Why is it not useful? Input token pricing is the same for 4.7. The same prompt costs roughly 30% more now, for input.

The idea is that smarter models might use fewer turns to accomplish the same task - reducing the overall token usage

Though, from my limited testing, the new model is far more token hungry overall


Well you‘ll need the same prompt for input tokens?

Only the first one. Ideally now there is no second prompt.

Are you aware that every tool call produces output which also counts as input to the LLM?

Are you aware that a lot of model tool calls are useless and a smarter model could avoid those?

Are you aware that output tokens are priced 5x higher than input tokens?


> a lot of model tool calls are useless

That’s just wrong. File reads, searches, compiler output, are the top input token consumers in my workflow. None of them can be removed. And they are the majority of my input tokens. That’s also why labs are trying to make 1M input work, and why compaction is so important to get right.

Regarding output - yes, but that wasn’t the topic in this thread. It’s just easier to argue with input tokens that price has gone up. I have a hunch the price for output will go up similarly, but can’t prove it. The jury’s out IMO: https://news.ycombinator.com/item?id=47816960


This has no bearing on my comment. The point is that a better model avoids dozens of prompts and tool calls by making fewer CORRECT tool calls, with the user needing no more prompts.

I’m surprised this is even a question; obviously a better prompter has the same properties and it’s not in dispute?

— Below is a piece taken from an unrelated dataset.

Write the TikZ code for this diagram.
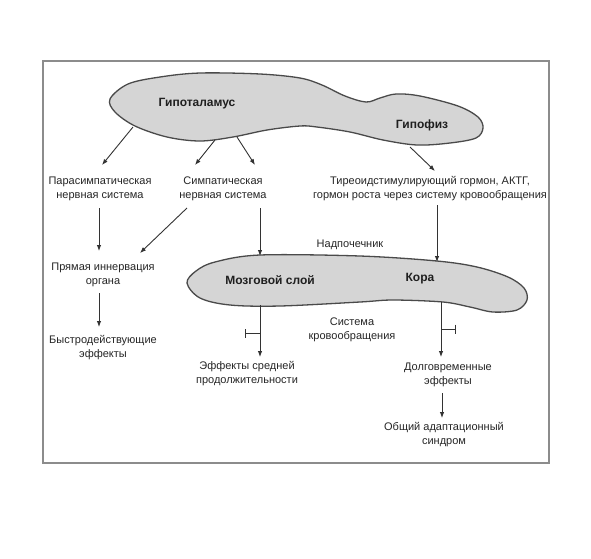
\documentclass[tikz,border=0pt]{standalone}
\usepackage{fontspec}
\setmainfont{Liberation Sans}
\usetikzlibrary{arrows.meta}
\definecolor{txt}{HTML}{262626}
\definecolor{blobfill}{HTML}{D5D5D5}
\definecolor{blobline}{HTML}{4A4A4A}
\definecolor{framec}{HTML}{8C8C8C}
\definecolor{arrc}{HTML}{333333}
\tikzset{
  lbl/.style={text=txt, align=center, font=\fontsize{11}{14}\selectfont, inner sep=0pt},
  blbl/.style={text=black!88, font=\bfseries\fontsize{12}{14}\selectfont, inner sep=0pt},
  blob/.style={draw=blobline, fill=blobfill, line width=1.3pt},
  arr/.style={draw=arrc, line width=0.9pt, -{Latex[length=6pt,width=4.5pt]}},
  teeline/.style={draw=arrc, line width=0.9pt, {Bar[width=9pt,line width=1.2pt]}-},
}
\begin{document}
\begin{tikzpicture}[x=1pt, y=-1pt]
\useasboundingbox (0,0) rectangle (591,558);
\fill[white] (0,0) rectangle (591,558);
\draw[framec, line width=1.6pt] (43,61) rectangle (549,463);

% hypothalamus + pituitary
\draw[blob] plot[smooth cycle, tension=0.55] coordinates {
 (110,99) (128,84) (160,77) (200,73) (260,74) (300,78) (322,85) (345,96)
 (366,102) (380,98) (396,94) (420,96) (458,106) (478,117) (483,128)
 (476,138) (450,143) (417,145) (383,140) (350,132) (317,127) (300,126)
 (267,130) (233,137) (200,141) (167,137) (135,126) (115,112)};
\node[blbl] (hypo) at (197,104) {Гипоталамус};
\node[blbl] (pit) at (422,125) {Гипофиз};

% adrenal
\draw[blob] plot[smooth cycle, tension=0.55] coordinates {
 (187,283) (196,271) (215,262) (260,255) (360,256) (437,261) (477,267)
 (508,277) (524,288) (527,300) (517,310) (493,312) (470,307) (443,302)
 (393,300) (360,302) (280,306) (230,305) (200,298)};
\node[blbl] (med) at (270,280) {Мозговой слой};
\node[blbl] (cor) at (420,279) {Кора};

% labels
\node[lbl] (para) at (100,188.5) {Парасимпатическая\\нервная система};
\node[lbl] (symp) at (223,188.5) {Симпатическая\\нервная система};
\node[lbl] (tsh) at (430,189) {Тиреоидстимулирующий гормон, АКТГ,\\гормон роста через систему кровообращения};
\node[lbl] (nadp) at (350,245) {Надпочечник};
\node[lbl] (innerv) at (103,274.5) {Прямая иннервация\\органа};
\node[lbl] (fast) at (103,347.5) {Быстродействующие\\эффекты};
\node[lbl] (mid) at (247,374) {Эффекты средней\\продолжительности};
\node[lbl] (blood) at (352,329.5) {Система\\кровообращения};
\node[lbl] (long) at (448,375) {Долговременные\\эффекты};
\node[lbl] (gas) at (444,435) {Общий адаптационный\\синдром};

% connector end points
\coordinate (h1) at (133,127); \coordinate (p1) at (102,165);
\coordinate (h2) at (215,140); \coordinate (s1) at (195,165);
\coordinate (h3) at (237,137); \coordinate (s2) at (255,165);
\coordinate (g1) at (410,147); \coordinate (t1) at (435,171);
\coordinate (pa) at (99,208);  \coordinate (ia) at (99,251);
\coordinate (sa) at (187,208); \coordinate (ib) at (140,253);
\coordinate (sb) at (260,208); \coordinate (mt) at (260,256);
\coordinate (ta) at (437,205); \coordinate (ct) at (437,262);
\coordinate (ic) at (99,293);  \coordinate (fa) at (99,327);
\coordinate (mb) at (260,305); \coordinate (ma) at (260,357);
\coordinate (cb) at (441,302); \coordinate (la) at (441,357);
\coordinate (lb) at (442,393); \coordinate (ga) at (442,418);
\coordinate (tm0) at (245,333); \coordinate (tm1) at (260,333);
\coordinate (tc0) at (456,329); \coordinate (tc1) at (441,329);

\draw[arr] (h1) -- (p1);
\draw[arr] (h2) -- (s1);
\draw[arr] (h3) -- (s2);
\draw[arr] (g1) -- (t1);
\draw[arr] (pa) -- (ia);
\draw[arr] (sa) -- (ib);
\draw[arr] (sb) -- (mt);
\draw[arr] (ta) -- (ct);
\draw[arr] (ic) -- (fa);
\draw[arr] (mb) -- (ma);
\draw[arr] (cb) -- (la);
\draw[arr] (lb) -- (ga);
\draw[teeline] (tm0) -- (tm1);
\draw[teeline] (tc0) -- (tc1);
\end{tikzpicture}
\end{document}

That's valid, but it's also worth knowing it's only one part of the puzzle. The submission title doesn't say "input".

Common sense isn’t a language pattern. I doubt this will ever work w/ LLMs.

The models that we are paying to generate tokens are already not really just LLMs, as anyone studying language models ten years ago (or someone who describes them as "next token predictors") would understand them. Doing a bunch of reinforcement learning so that a model performs better at ssh'ing into my server and debugging my app is already realllly stretching the definition of "language pattern".

I think when we do get AI that can perform as well as a human at functionally all tasks, they will be multi-paradigm systems; some components will not resemble anything in any commercial system today, but one component will be recognizably LLM-like, and act as an essential communication layer.


Why don’t you do the planning yourself? It’s very likely to be a better plan.

Why don’t you switch to codex? The grass is greener here. Do use 5.3-codex though, 5.4 is not for coding, despite what many say.

Anthropic in general is miles ahead in “getting work done”, and its not just me on the team. Theres a lot of paper cuts to work through to be truly generic in provider

I did try out codex before claude went to shit and it was good, even uniquely good in some ways, but wasnt good enough to choose it over claude. Absolutely when claude was bad again it would have been better, but thats hindsight that I should have moved over temporarily.


You can also rent a cloud GPU which is relatively affordable.

Or an autoresearch minimizing render times.